I don't go much more in-depth than this in my book, but feel free to check out the link in my signature for an actual up to date book. I published it just a few months ago and the full PDF download is free.


----------



## moxieberry

No good, up-to-date books but LG's, is what I should have said, haha. I was thinking in terms of anything you'd find in a store.


----------



## r.shtrbug

Louis and 3 siblings were a surprise to the previous owner. She just aquired a female hedgehog and four days later she gave birth (a big surprise for the owner). I have soem concerns about the breeding, and I have asked the previous owner if it was possible for the father to be related to the mother...Louis seems fine now, but I've rescued some "oops" inbreds before and they're never very healthy...
I did see him with his previous owner, so I have high hopes that he will at least become content with me like he was with her. His first day was very stressful with his first bath, car ride, crowd of excited people, and a new home. I'm trying to spend an hour and a half to two hours with him as much as I can...I've been easing up to it a little more each day. I'll definately try the shirt advice. I've been using a pouch. With live mealies I can bribe him out of it into my bare hands eventually. Thank you for the warning on the quilling, the books mentioned it a little but they didn't go into much detail about it. This weekend I'm going to try to spend a lot of time with him too. Thank you both for all the advice, if anyone has any additional tips/tricks/cautions I'd love them.


----------



## Hillybean

Hello,
congrats on the new hedgie!

Best advice I can give is each hedgehog is different and they react differently to different people. I think the reason why book and online information is vague on handling, is because they are each so different.


Examples:
I have my hedgie male that is VERY grumpy if you wake him up and handle him. He will literally bite aggressively to show he is not happy. When he is awake on his own, and moving around his cage..then I can handle him and he will be fine...no biting.

I also have one that is okay to just be picked right out of the cage. He then wake moves around and poos.


In general I recommend you wake them and try to get them moving before you handle them. That way they have a chance to poo..but pooping is just part of having a hedgie. I always recommend wearing socks all day and then put the socks in with the hedgie. They get to know your smell. Music playing in the room he is in might also help him to get use to noises. Talk to him, read a book to him, sing songs to him, etc..just anything for him to learn your voice. My oldest three respond to my voice and will wake up and un ball..making it easier for me to handle them. If you wear a hoodie, put him in the pocket, or turn it around backwards and put him in the hood. 

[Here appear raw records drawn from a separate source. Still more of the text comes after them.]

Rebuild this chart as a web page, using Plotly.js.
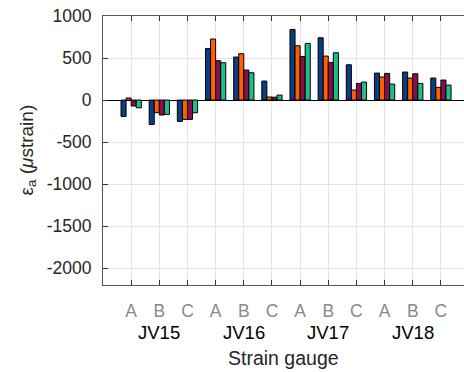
<!DOCTYPE html>
<html><head><meta charset="utf-8">
<script src="https://cdn.plot.ly/plotly-3.0.1.min.js"></script>
<style>html,body{margin:0;padding:0;background:#fff;}</style>
</head><body><div id="chart" style="width:464px;height:372px;"></div>
<script>
const groups = ["JV15", "JV16", "JV17", "JV18"];
const gauges = ["A", "B", "C"];
const seriesNames = ["S1", "S2", "S3", "S4"];
const seriesColors = ["#0b3d84", "#ff5f00", "#8c0c4e", "#1fbf8c"];
// values per category (JV15 A,B,C, JV16 A,B,C, JV17 A,B,C, JV18 A,B,C)
const s1 = [-195, -290, -254, 614, 512, 226, 840, 741, 420, 321, 333, 262];
const s2 = [25, -150, -230, 726, 551, 36, 646, 523, 119, 274, 262, 151];
const s3 = [-71, -178, -230, 468, 357, 34, 519, 448, 198, 317, 313, 238];
const s4 = [-92, -171, -151, 444, 325, 59, 674, 563, 214, 190, 198, 178];
const seriesValues = [s1, s2, s3, s4];
const yTicks = [1000, 500, 0, -500, -1000, -1500, -2000];

const cats = [];
const catText = [];
groups.forEach(g => gauges.forEach(k => { cats.push(g + "-" + k); catText.push(k); }));

const traces = seriesValues.map((vals, i) => ({
  type: "bar", x: cats, y: vals, name: seriesNames[i],
  marker: {color: seriesColors[i], line: {color: "#000", width: 1}},
  hoverinfo: "skip"
}));

const font = "Liberation Sans, Arial, sans-serif";
const annotations = groups.map((g, i) => ({
  text: g, x: i * gauges.length + 1, xref: "x", y: -0.175, yref: "paper",
  showarrow: false, yanchor: "middle", font: {family: font, size: 18.5, color: "#000"}
}));
annotations.push({
  text: "Strain gauge", x: 0.5, xref: "paper", y: -0.27, yref: "paper",
  showarrow: false, yanchor: "middle", font: {family: font, size: 19.5, color: "#262626"}
});
annotations.push({
  text: "ε<sub>a</sub> (<i>μ</i>strain)", x: 27, xref: "pixel", y: 0.5, yref: "paper",
  showarrow: false, textangle: -90, xanchor: "center", yanchor: "middle",
  font: {family: font, size: 19, color: "#262626"}
});
// position y-title annotation in paper coords from left margin
annotations[annotations.length - 1].xref = "paper";
annotations[annotations.length - 1].x = (27 - 103) / 361;

const layout = {
  width: 464, height: 372,
  margin: {l: 103, r: 0, t: 16, b: 87},
  paper_bgcolor: "#fff", plot_bgcolor: "#fff",
  showlegend: false,
  barmode: "group", bargap: 0.28, bargroupgap: 0,
  font: {family: font, size: 17.5, color: "#262626"},
  xaxis: {
    type: "category", categoryorder: "array", categoryarray: cats,
    tickvals: cats, ticktext: catText,
    range: [-1, 11.82],
    showgrid: true, gridcolor: "#e4e4e4", gridwidth: 1,
    showline: true, linecolor: "#555", linewidth: 1, mirror: "ticks",
    ticks: "inside", ticklen: 5, tickcolor: "#333",
    tickfont: {family: font, size: 17.5, color: "#8a8a8a"},
    ticklabelstandoff: 10,
    zeroline: false, fixedrange: true
  },
  yaxis: {
    range: [-2200, 1000],
    tickvals: yTicks, ticktext: yTicks.map(String),
    showgrid: true, gridcolor: "#e4e4e4", gridwidth: 1,
    showline: true, linecolor: "#555", linewidth: 1, mirror: false,
    ticks: "inside", ticklen: 5, tickcolor: "#333",
    tickfont: {family: font, size: 17.5, color: "#262626"},
    ticklabelstandoff: 7,
    zeroline: true, zerolinecolor: "#000", zerolinewidth: 1,
    fixedrange: true
  },
  annotations: annotations
};

Plotly.newPlot("chart", traces, layout, {displayModeBar: false, staticPlot: true});
</script></body></html>
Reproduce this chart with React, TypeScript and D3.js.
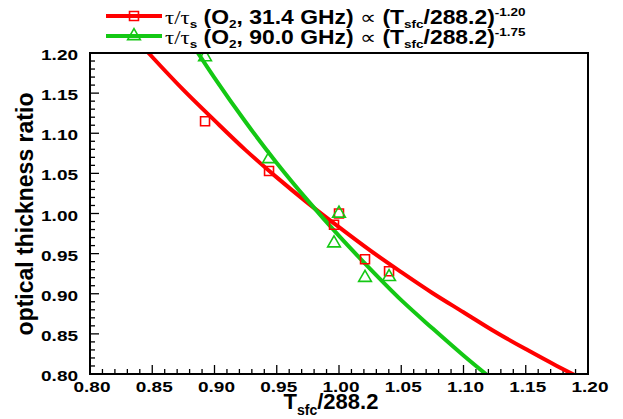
import React, { useEffect, useRef } from 'react';
import * as d3 from 'd3';

// measured points (T_sfc / 288.2, optical thickness ratio)
const tempRatio = [0.8924, 0.9438, 0.996, 1.0, 1.0209, 1.0402];
const tauRatio31 = [1.115, 1.053, 0.986, 1.0, 0.943, 0.928];
const tauRatio90 = [1.195, 1.068, 0.963, 1.0, 0.92, 0.921];

// fitted power-law curves
const fit31X = [0.84, 0.85, 0.875, 0.9, 0.925, 0.95, 0.975, 1.0, 1.025, 1.05, 1.075, 1.1, 1.125, 1.15, 1.175, 1.19];
const fit31Y = [1.212, 1.195, 1.154, 1.116, 1.079, 1.045, 1.013, 0.983, 0.954, 0.927, 0.901, 0.877, 0.853, 0.831, 0.81, 0.798];
const fit90X = [0.88, 0.9, 0.925, 0.95, 0.975, 1.0, 1.025, 1.05, 1.075, 1.1, 1.125];
const fit90Y = [1.216, 1.169, 1.114, 1.063, 1.016, 0.972, 0.931, 0.892, 0.857, 0.823, 0.791];

const xTicks = [0.8, 0.85, 0.9, 0.95, 1.0, 1.05, 1.1, 1.15, 1.2];
const yTicks = [0.8, 0.85, 0.9, 0.95, 1.0, 1.05, 1.1, 1.15, 1.2];

const RED = '#ff0000';
const GREEN = '#14c814';
const FONT = '"Liberation Sans", Arial, sans-serif';

const App: React.FC = () => {
  const svgRef = useRef<SVGSVGElement>(null);

  useEffect(() => {
    if (!svgRef.current) return;
    const root = d3.select(svgRef.current);
    root.selectAll('*').remove();

    const left = 90, right = 588, top = 53, bottom = 374;

    const x = d3.scaleLinear().domain([0.8, 1.2]).range([left, right]);
    const y = d3.scaleLinear().domain([0.8, 1.2]).range([bottom, top]);

    root.append('clipPath')
      .attr('id', 'plot-clip')
      .append('rect')
      .attr('x', left)
      .attr('y', top)
      .attr('width', right - left)
      .attr('height', bottom - top);

    // ticks (inward, left and bottom only), minor every 0.01
    const minorX = d3.range(0.8, 1.2001, 0.01);
    const minorY = d3.range(0.8, 1.2001, 0.01);

    root.append('g')
      .selectAll('line')
      .data(minorX)
      .enter()
      .append('line')
      .attr('x1', d => x(d))
      .attr('x2', d => x(d))
      .attr('y1', bottom)
      .attr('y2', (d, i) => bottom - (i % 5 === 0 ? 9 : 5))
      .attr('stroke', '#000')
      .attr('stroke-width', 1.3);

    root.append('g')
      .selectAll('line')
      .data(minorY)
      .enter()
      .append('line')
      .attr('y1', d => y(d))
      .attr('y2', d => y(d))
      .attr('x1', left)
      .attr('x2', (d, i) => left + (i % 5 === 0 ? 9 : 5))
      .attr('stroke', '#000')
      .attr('stroke-width', 1.3);

    // tick labels are wide and squat in the original
    root.append('g')
      .selectAll('text')
      .data(xTicks)
      .enter()
      .append('text')
      .attr('transform', d => `translate(${x(d) + 2},${bottom + 18}) scale(1,0.8)`)
      .attr('text-anchor', 'middle')
      .style('font-family', FONT)
      .style('font-weight', 'bold')
      .style('font-size', '19px')
      .text(d => d3.format('.2f')(d));

    root.append('g')
      .selectAll('text')
      .data(yTicks)
      .enter()
      .append('text')
      .attr('transform', d => `translate(${left - 12},${y(d) + 7}) scale(1,0.8)`)
      .attr('text-anchor', 'end')
      .style('font-family', FONT)
      .style('font-weight', 'bold')
      .style('font-size', '19px')
      .text(d => d3.format('.2f')(d));

    // fit curves
    const curve = d3.line<[number, number]>()
      .x(d => x(d[0]))
      .y(d => y(d[1]))
      .curve(d3.curveMonotoneX);

    const plot = root.append('g').attr('clip-path', 'url(#plot-clip)');

    plot.append('path')
      .datum(fit31X.map((v, i) => [v, fit31Y[i]] as [number, number]))
      .attr('fill', 'none')
      .attr('stroke', RED)
      .attr('stroke-width', 4)
      .attr('d', curve);

    plot.append('path')
      .datum(fit90X.map((v, i) => [v, fit90Y[i]] as [number, number]))
      .attr('fill', 'none')
      .attr('stroke', GREEN)
      .attr('stroke-width', 4)
      .attr('d', curve);

    const square = d3.symbol().type(d3.symbolSquare).size(80);
    const triangle = d3.symbol().type(d3.symbolTriangle).size(70);

    plot.selectAll('.sq')
      .data(tempRatio)
      .enter()
      .append('path')
      .attr('class', 'sq')
      .attr('transform', (d, i) => `translate(${x(d)},${y(tauRatio31[i])})`)
      .attr('d', square)
      .attr('fill', 'none')
      .attr('stroke', RED)
      .attr('stroke-width', 1.6);

    plot.selectAll('.tri')
      .data(tempRatio)
      .enter()
      .append('path')
      .attr('class', 'tri')
      .attr('transform', (d, i) => `translate(${x(d)},${y(tauRatio90[i])})`)
      .attr('d', triangle)
      .attr('fill', 'none')
      .attr('stroke', GREEN)
      .attr('stroke-width', 1.6);

    // frame
    root.append('rect')
      .attr('x', left)
      .attr('y', top)
      .attr('width', right - left)
      .attr('height', bottom - top)
      .attr('fill', 'none')
      .attr('stroke', '#000')
      .attr('stroke-width', 2);

    // axis titles
    const xt = root.append('text')
      .attr('x', 331)
      .attr('y', 409)
      .attr('text-anchor', 'middle')
      .style('font-family', FONT)
      .style('font-weight', 'bold')
      .style('font-size', '22px');
    xt.append('tspan').text('T');
    xt.append('tspan').attr('dy', 6).style('font-size', '14px').text('sfc');
    xt.append('tspan').attr('dy', -6).text('/288.2');

    root.append('text')
      .attr('transform', 'translate(33,214) rotate(-90)')
      .attr('text-anchor', 'middle')
      .style('font-family', FONT)
      .style('font-weight', 'bold')
      .style('font-size', '23px')
      .text('optical thickness ratio');

    // legend
    const legendRows = [
      { color: RED, freq: '31.4', exp: '-1.20', marker: square },
      { color: GREEN, freq: '90.0', exp: '-1.75', marker: triangle },
    ];
    const legend = root.append('g');
    legendRows.forEach((row, i) => {
      const ly = 16 + i * 20;
      legend.append('line')
        .attr('x1', 106)
        .attr('x2', 162)
        .attr('y1', ly)
        .attr('y2', ly)
        .attr('stroke', row.color)
        .attr('stroke-width', 4);
      legend.append('path')
        .attr('transform', `translate(134,${ly})`)
        .attr('d', row.marker)
        .attr('fill', 'none')
        .attr('stroke', row.color)
        .attr('stroke-width', 1.6);
      const t = legend.append('text')
        .attr('transform', `translate(165,${ly + 8}) scale(1.04,0.88)`)
        .style('font-family', FONT)
        .style('font-weight', 'bold')
        .style('font-size', '22px');
      t.append('tspan').style('font-family', '"Liberation Serif", serif').style('font-weight', 'normal').text('τ/τ');
      t.append('tspan').attr('dy', 4).style('font-size', '13px').text('s');
      t.append('tspan').attr('dy', -4).text(' (O');
      t.append('tspan').attr('dy', 4).style('font-size', '13px').text('2');
      t.append('tspan').attr('dy', -4).text(`, ${row.freq} GHz) `);
      t.append('tspan').style('font-weight', 'normal').text('∝');
      t.append('tspan').text(' (T');
      t.append('tspan').attr('dy', 4).style('font-size', '13px').text('sfc');
      t.append('tspan').attr('dy', -4).text('/288.2)');
      t.append('tspan').attr('dy', -9).style('font-size', '13px').text(row.exp);
    });
  }, []);

  return (
    <div style={{ position: 'absolute', left: 0, top: 0, width: 623, height: 419, background: '#fff' }}>
      <svg ref={svgRef} width={623} height={419}></svg>
    </div>
  );
};

export default App;
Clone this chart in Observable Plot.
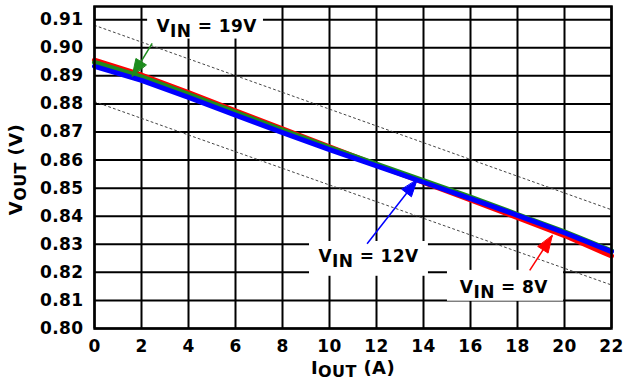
<!DOCTYPE html>
<html>
<head>
<meta charset="utf-8">
<script src="https://cdn.jsdelivr.net/npm/d3@7"></script>
<script src="https://cdn.jsdelivr.net/npm/@observablehq/plot@0.6"></script>
<style>
  html, body { margin: 0; padding: 0; background: white; }
  #chart svg { display: block; }
</style>
</head>
<body>
<div id="chart"></div>
<script>
// ---- data ----
const iout = [0, 2, 4, 6, 8, 10, 12, 14, 16, 18, 20, 22];
const vin8 = [0.8956, 0.8903, 0.8840, 0.8775, 0.8711, 0.8647, 0.8583, 0.8520, 0.8458, 0.8395, 0.8331, 0.8258];
const vin19 = [0.8948, 0.8896, 0.8834, 0.8770, 0.8707, 0.8644, 0.8586, 0.8527, 0.8468, 0.8406, 0.8344, 0.8277];
const vin12 = [0.8934, 0.8884, 0.8823, 0.8760, 0.8698, 0.8637, 0.8579, 0.8521, 0.8463, 0.8403, 0.8341, 0.8274];

// tolerance (dotted) lines
const boundX = [0, 22];
const upperBound = [0.9080, 0.8423];
const lowerBound = [0.8808, 0.8155];

const xTicks = [0, 2, 4, 6, 8, 10, 12, 14, 16, 18, 20, 22];
const yTicks = [0.80, 0.81, 0.82, 0.83, 0.84, 0.85, 0.86, 0.87, 0.88, 0.89, 0.90, 0.91];
const xDomain = [0, 22];
const yDomain = [0.80, 0.9147];

// annotation labels (text, centre position)
const labelText = ["V_IN = 19V", "V_IN = 12V", "V_IN = 8V"];
const labelX = [4.77, 11.66, 17.42];
const labelY = [0.9074, 0.8257, 0.8145];
// white boxes behind labels
const boxX1 = [2.26, 9.15, 15.02];
const boxX2 = [7.19, 14.21, 19.96];
const boxY1 = [0.9031, 0.8186, 0.8097];
const boxY2 = [0.9147, 0.8310, 0.8207];
// arrows: start (tail) and tip
const arrowX1 = [2.455, 11.60, 18.52];
const arrowY1 = [0.9016, 0.8302, 0.8207];
const arrowX2 = [1.604, 13.73, 19.48];
const arrowY2 = [0.8899, 0.8530, 0.8331];
const arrowColor = ["#1e8c1e", "#0000ff", "#ff0000"];

// axis titles
const xTitle = "I__OUT (A)";
const yTitle = "V__OUT (V)";

// ---- layout ----
const W = 625, H = 381, mL = 94, mR = 14, mT = 6, mB = 53;
const kx = (W - mL - mR) / (xDomain[1] - xDomain[0]);
const ky = (H - mT - mB) / (yDomain[1] - yDomain[0]);

const toSeries = (ys) => iout.map((x, i) => ({x, y: ys[i]}));
const bounds = (ys) => boundX.map((x, i) => ({x, y: ys[i]}));

// arrowhead triangles computed from the arrow geometry
function head(i, L = 17, hw = 6) {
  const dxp = (arrowX2[i] - arrowX1[i]) * kx;
  const dyp = -(arrowY2[i] - arrowY1[i]) * ky;
  const len = Math.hypot(dxp, dyp);
  const ux = dxp / len, uy = dyp / len;
  const bx = -ux * L, by = -uy * L;
  const px = -uy * hw, py = ux * hw;
  const pts = [[0, 0], [bx + px, by + py], [bx - px, by - py]];
  return pts.map(([a, b]) => ({x: arrowX2[i] + a / kx, y: arrowY2[i] - b / ky}));
}

const boxes = labelText.map((t, i) => ({x1: boxX1[i], x2: boxX2[i], y1: boxY1[i], y2: boxY2[i]}));
const labels = labelText.map((t, i) => ({t, x: labelX[i], y: labelY[i]}));

const marks = [
  Plot.ruleY(yTicks, {stroke: "black", strokeWidth: 2}),
  Plot.ruleX(xTicks, {stroke: "black", strokeWidth: 2}),
  Plot.line(bounds(upperBound), {x: "x", y: "y", stroke: "#444", strokeWidth: 1, strokeDasharray: "2,3"}),
  Plot.line(bounds(lowerBound), {x: "x", y: "y", stroke: "#444", strokeWidth: 1, strokeDasharray: "2,3"}),
  Plot.line(toSeries(vin8), {x: "x", y: "y", stroke: "#ff0000", strokeWidth: 5}),
  Plot.line(toSeries(vin19), {x: "x", y: "y", stroke: "#1e8c1e", strokeWidth: 5}),
  Plot.line(toSeries(vin12), {x: "x", y: "y", stroke: "#0000ff", strokeWidth: 5}),
  Plot.rect(boxes, {x1: "x1", x2: "x2", y1: "y1", y2: "y2", fill: "white"})
];
for (let i = 0; i < 3; i++) {
  marks.push(Plot.link([i], {x1: d => arrowX1[d], y1: d => arrowY1[d], x2: d => arrowX2[d], y2: d => arrowY2[d], stroke: arrowColor[i], strokeWidth: 1.5}));
  marks.push(Plot.line(head(i), {x: "x", y: "y", curve: "linear-closed", fill: arrowColor[i], stroke: arrowColor[i], strokeWidth: 1}));
}
marks.push(
  Plot.text(labels, {x: "x", y: "y", text: "t", fontSize: 17, fontWeight: "bold", fill: "black", textAnchor: "middle", lineAnchor: "middle"}),
  Plot.text([xTitle], {frameAnchor: "bottom", dy: 39.5, text: d => d, fontSize: 18, fontWeight: "bold", fill: "black", textAnchor: "middle", lineAnchor: "middle"}),
  Plot.text([yTitle], {frameAnchor: "left", dx: -78, dy: 2, rotate: -90, text: d => d, fontSize: 18, fontWeight: "bold", fill: "black", textAnchor: "middle", lineAnchor: "middle"}),
  Plot.frame({stroke: "black", strokeWidth: 2.5})
);

const chart = Plot.plot({
  width: W, height: H,
  marginLeft: mL, marginRight: mR, marginTop: mT, marginBottom: mB,
  style: {fontFamily: "DejaVu Sans", fontSize: "17px", fontWeight: "bold", color: "black", background: "white"},
  x: {domain: xDomain, ticks: xTicks, tickFormat: d3.format("d"), tickSize: 0, tickPadding: 11, label: null},
  y: {domain: yDomain, ticks: yTicks, tickFormat: d3.format(".2f"), tickSize: 0, tickPadding: 11, label: null},
  marks
});

// subscripts: "V_IN" -> V with IN lowered; "I__OUT" -> title subscript
d3.select(chart).selectAll("text").each(function () {
  const m = /^(.*?)(__|_)([A-Z]+)(.*)$/.exec(this.textContent);
  if (!m) return;
  const title = m[2] === "__";
  const sel = d3.select(this);
  sel.text(null);
  sel.append("tspan").text(m[1]);
  const sub = sel.append("tspan").attr("dy", title ? 3.5 : 5).text(m[3]);
  if (title) sub.style("font-size", "16px");
  sel.append("tspan").attr("dy", title ? -3.5 : -5).text(m[4]);
});
d3.select(chart).selectAll("text").style("letter-spacing", "0.4px");

document.getElementById("chart").appendChild(chart);
</script>
</body>
</html>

Another thing that many people do, is sit down of an evening with him watching tv. Have him in between fleece (fleece below him and above him) this will help him to feel safe.

Light when you handle him can either be on or off. Some hedgies do better be out with a dim light or it off at first and brighter or light on when they get use to you. Some are fine with the light from the start. It really just depends on your hedgehog.

I hope that helps!


----------



## r.shtrbug

I've had a lot of progress with him today. I was talking to his previous owner and she suggested the reading too. About 40min of Dr. Seuss and a bunch of mealworms and he was out crawling on me with quills completely relaxed for the first time. He is still grumpy when I pick him up, so I start him out in a pouch until he calms down. I'm sure he'll still have some bad days to come, but today has been a good day so far! Thanks for all of the tips!


----------



## kurai18

I'm so glad you made progress! 
Sometimes it's so hard with these little grump monsters but when they finally open up it's so heartwarming 
Another thing that worked for me is, ever since Pineapple was a baby I always made her eat mealies out of my hand on my lap.,
and never gave them to her in a different situation.
Since she's a runner not a cuddler it's hard to get cuddle time with her normally,
but whenever I bring the mealies out now she will run straight onto my lap and plop down and eat.
Even if I start messing with her kissing and scruffing her up a little, she'll shake it off like 'Eww yuck I'm too grown up for smooches!" 
run away for a second and then run right back and plop down on my lap and she's so cute I just can't resist and always end up giving her more than I intended


----------



## r.shtrbug

New update, just incase anyone else with a similar situation reads this set. Louis and I are doing great. I'm not going to say he frolics with glee to the sound of my voice or anything, but he lets me pick him up without too much fuss and will sit on my lap. I've discovered that a footy bath helped him open up to me, so we've made it a daily or every other day routine. He needs it anyway because he always gets poop stuck on his feet from his wheel. He will now uncurl at the sound of my voice too. There is still room for improvement, but even if he doesn't get any more affectionate than this, I'll be happy. It's really funny, I don't know if this is reccomended or not, but when he is in a really "huffy" mood, I huff back...it confused the heck out of him the first time. We have a comical routine now where he huffs at me, I huff once, tell him to "hush up grump grump" and he sits there in defete until he decides the mealies are worth it. He's only in a "huffy" mood about 25% of the time now.


----------



## Krystal

r.shtrbug said:


> when he is in a really "huffy" mood, I huff back...it confused the heck out of him the first time. We have a comical routine now where he huffs at me, I huff once, tell him to "hush up grump grump" and he sits there in defete until he decides the mealies are worth it.


I know this thread was a long time ago... but..That is so cute.:grin:


----------



## Lilysmommy

We try to discourage people from bringing up old threads from years ago. It tends to confuse people & clutter the forums up with threads where the OP or previous people are no longer active. Please stick to commenting on recent threads.


----------



## Lelani

*New hedgie Adam*

Thank you so much for this. I got my hedgie, Adam, yesterday and he has been huffing at every little noise. It was a bit of a disaster picking him up the first few times, but I am also learning and trying not to stress him out. He has started uncurling sooner today already.
As I am writing he has started eating and drinking, much to my relief.
He seems interested in his new cage and has done some annointing- super cute.
I will try all the advice given here, thanks in advance.


----------